→ **What is being asked**
Exclude pictures. Extract exactly the lines from the one that contains "Recreate this image" down to the one that contains "Write a LaTeX", both included.

→ **Material provided**

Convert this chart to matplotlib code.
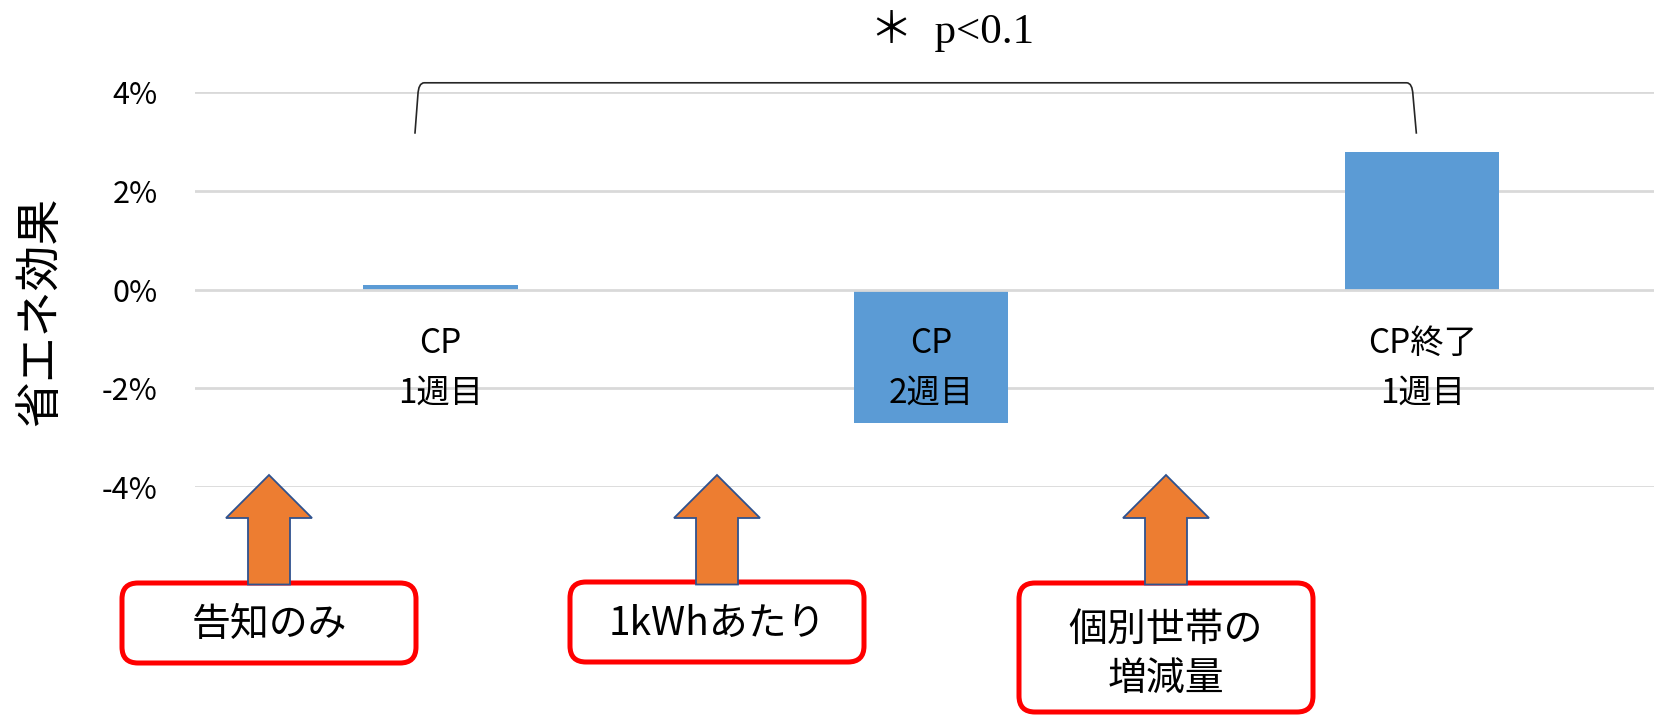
---
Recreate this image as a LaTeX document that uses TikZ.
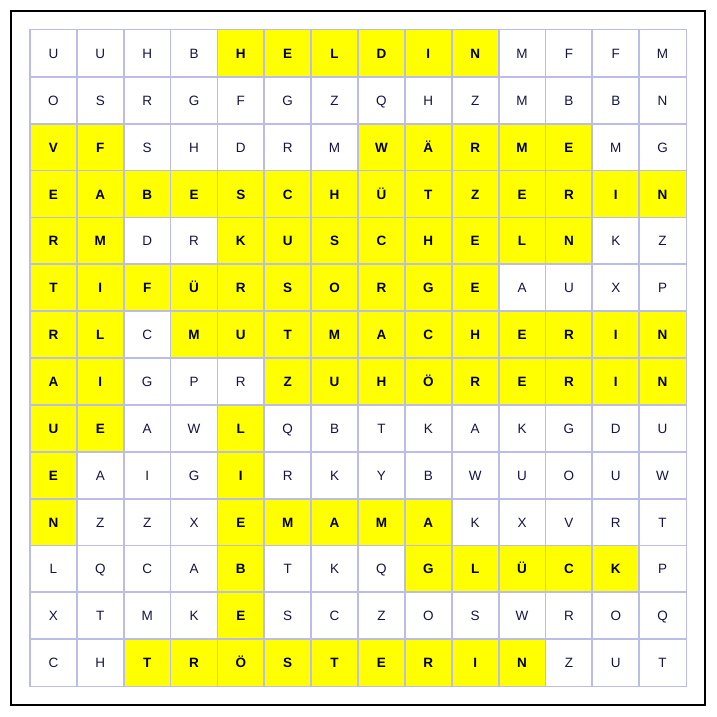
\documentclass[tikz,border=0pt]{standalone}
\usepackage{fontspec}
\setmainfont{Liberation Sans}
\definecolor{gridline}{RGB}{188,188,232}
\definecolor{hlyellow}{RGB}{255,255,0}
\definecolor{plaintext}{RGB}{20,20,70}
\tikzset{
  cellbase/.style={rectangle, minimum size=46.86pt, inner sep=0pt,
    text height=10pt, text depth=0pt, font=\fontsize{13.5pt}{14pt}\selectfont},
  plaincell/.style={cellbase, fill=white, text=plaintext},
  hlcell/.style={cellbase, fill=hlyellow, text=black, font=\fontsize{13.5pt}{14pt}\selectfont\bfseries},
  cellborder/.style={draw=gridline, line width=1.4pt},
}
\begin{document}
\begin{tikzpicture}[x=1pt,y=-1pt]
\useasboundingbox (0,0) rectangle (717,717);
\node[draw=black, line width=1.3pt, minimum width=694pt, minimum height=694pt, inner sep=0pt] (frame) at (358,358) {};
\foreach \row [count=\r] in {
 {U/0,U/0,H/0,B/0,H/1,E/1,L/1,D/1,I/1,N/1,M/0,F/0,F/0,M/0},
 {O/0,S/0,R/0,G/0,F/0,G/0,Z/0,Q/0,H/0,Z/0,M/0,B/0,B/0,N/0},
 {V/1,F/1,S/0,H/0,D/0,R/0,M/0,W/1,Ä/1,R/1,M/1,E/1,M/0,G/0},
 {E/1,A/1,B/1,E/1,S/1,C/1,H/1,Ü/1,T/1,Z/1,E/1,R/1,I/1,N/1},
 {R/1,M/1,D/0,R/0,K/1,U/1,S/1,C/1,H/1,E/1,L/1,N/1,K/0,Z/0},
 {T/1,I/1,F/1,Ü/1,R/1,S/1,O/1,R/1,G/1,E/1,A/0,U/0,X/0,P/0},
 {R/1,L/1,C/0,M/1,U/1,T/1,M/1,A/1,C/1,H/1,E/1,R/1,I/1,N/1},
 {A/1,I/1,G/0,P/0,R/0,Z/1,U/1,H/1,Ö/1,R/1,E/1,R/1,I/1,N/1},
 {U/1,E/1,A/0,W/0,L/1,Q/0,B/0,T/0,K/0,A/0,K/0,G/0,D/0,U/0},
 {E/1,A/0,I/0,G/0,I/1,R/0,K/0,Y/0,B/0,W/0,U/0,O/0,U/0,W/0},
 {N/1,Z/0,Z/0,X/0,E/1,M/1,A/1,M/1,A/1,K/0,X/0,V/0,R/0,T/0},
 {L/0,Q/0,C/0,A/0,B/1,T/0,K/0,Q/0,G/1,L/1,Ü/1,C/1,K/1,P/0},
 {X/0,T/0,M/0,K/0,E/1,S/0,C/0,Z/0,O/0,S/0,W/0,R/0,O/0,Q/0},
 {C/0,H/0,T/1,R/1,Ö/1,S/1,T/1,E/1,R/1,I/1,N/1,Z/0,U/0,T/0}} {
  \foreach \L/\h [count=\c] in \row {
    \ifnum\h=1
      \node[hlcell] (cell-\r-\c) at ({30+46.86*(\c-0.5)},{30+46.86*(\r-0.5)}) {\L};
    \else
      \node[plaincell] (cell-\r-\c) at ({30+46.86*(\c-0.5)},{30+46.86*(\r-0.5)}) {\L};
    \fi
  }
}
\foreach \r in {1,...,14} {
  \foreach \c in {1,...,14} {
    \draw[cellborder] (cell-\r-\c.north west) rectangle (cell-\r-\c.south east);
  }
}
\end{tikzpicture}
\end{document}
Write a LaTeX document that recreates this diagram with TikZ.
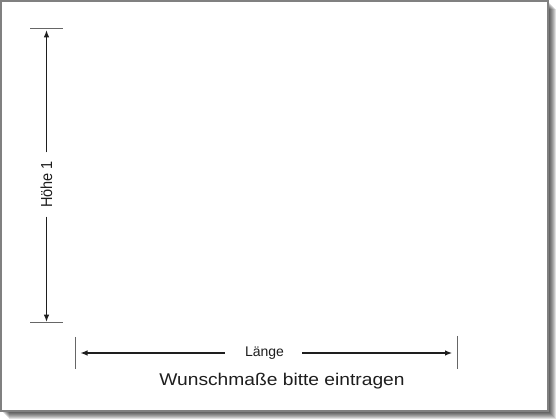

→ **Exercise result**
Recreate this image as a LaTeX document that uses TikZ.
\documentclass[tikz,border=0pt]{standalone}
\usepackage{fontspec}
\setmainfont{Liberation Sans}
\definecolor{gridline}{RGB}{188,188,232}
\definecolor{hlyellow}{RGB}{255,255,0}
\definecolor{plaintext}{RGB}{20,20,70}
\tikzset{
  cellbase/.style={rectangle, minimum size=46.86pt, inner sep=0pt,
    text height=10pt, text depth=0pt, font=\fontsize{13.5pt}{14pt}\selectfont},
  plaincell/.style={cellbase, fill=white, text=plaintext},
  hlcell/.style={cellbase, fill=hlyellow, text=black, font=\fontsize{13.5pt}{14pt}\selectfont\bfseries},
  cellborder/.style={draw=gridline, line width=1.4pt},
}
\begin{document}
\begin{tikzpicture}[x=1pt,y=-1pt]
\useasboundingbox (0,0) rectangle (717,717);
\node[draw=black, line width=1.3pt, minimum width=694pt, minimum height=694pt, inner sep=0pt] (frame) at (358,358) {};
\foreach \row [count=\r] in {
 {U/0,U/0,H/0,B/0,H/1,E/1,L/1,D/1,I/1,N/1,M/0,F/0,F/0,M/0},
 {O/0,S/0,R/0,G/0,F/0,G/0,Z/0,Q/0,H/0,Z/0,M/0,B/0,B/0,N/0},
 {V/1,F/1,S/0,H/0,D/0,R/0,M/0,W/1,Ä/1,R/1,M/1,E/1,M/0,G/0},
 {E/1,A/1,B/1,E/1,S/1,C/1,H/1,Ü/1,T/1,Z/1,E/1,R/1,I/1,N/1},
 {R/1,M/1,D/0,R/0,K/1,U/1,S/1,C/1,H/1,E/1,L/1,N/1,K/0,Z/0},
 {T/1,I/1,F/1,Ü/1,R/1,S/1,O/1,R/1,G/1,E/1,A/0,U/0,X/0,P/0},
 {R/1,L/1,C/0,M/1,U/1,T/1,M/1,A/1,C/1,H/1,E/1,R/1,I/1,N/1},
 {A/1,I/1,G/0,P/0,R/0,Z/1,U/1,H/1,Ö/1,R/1,E/1,R/1,I/1,N/1},
 {U/1,E/1,A/0,W/0,L/1,Q/0,B/0,T/0,K/0,A/0,K/0,G/0,D/0,U/0},
 {E/1,A/0,I/0,G/0,I/1,R/0,K/0,Y/0,B/0,W/0,U/0,O/0,U/0,W/0},
 {N/1,Z/0,Z/0,X/0,E/1,M/1,A/1,M/1,A/1,K/0,X/0,V/0,R/0,T/0},
 {L/0,Q/0,C/0,A/0,B/1,T/0,K/0,Q/0,G/1,L/1,Ü/1,C/1,K/1,P/0},
 {X/0,T/0,M/0,K/0,E/1,S/0,C/0,Z/0,O/0,S/0,W/0,R/0,O/0,Q/0},
 {C/0,H/0,T/1,R/1,Ö/1,S/1,T/1,E/1,R/1,I/1,N/1,Z/0,U/0,T/0}} {
  \foreach \L/\h [count=\c] in \row {
    \ifnum\h=1
      \node[hlcell] (cell-\r-\c) at ({30+46.86*(\c-0.5)},{30+46.86*(\r-0.5)}) {\L};
    \else
      \node[plaincell] (cell-\r-\c) at ({30+46.86*(\c-0.5)},{30+46.86*(\r-0.5)}) {\L};
    \fi
  }
}
\foreach \r in {1,...,14} {
  \foreach \c in {1,...,14} {
    \draw[cellborder] (cell-\r-\c.north west) rectangle (cell-\r-\c.south east);
  }
}
\end{tikzpicture}
\end{document}
Write a LaTeX document that recreates this diagram with TikZ.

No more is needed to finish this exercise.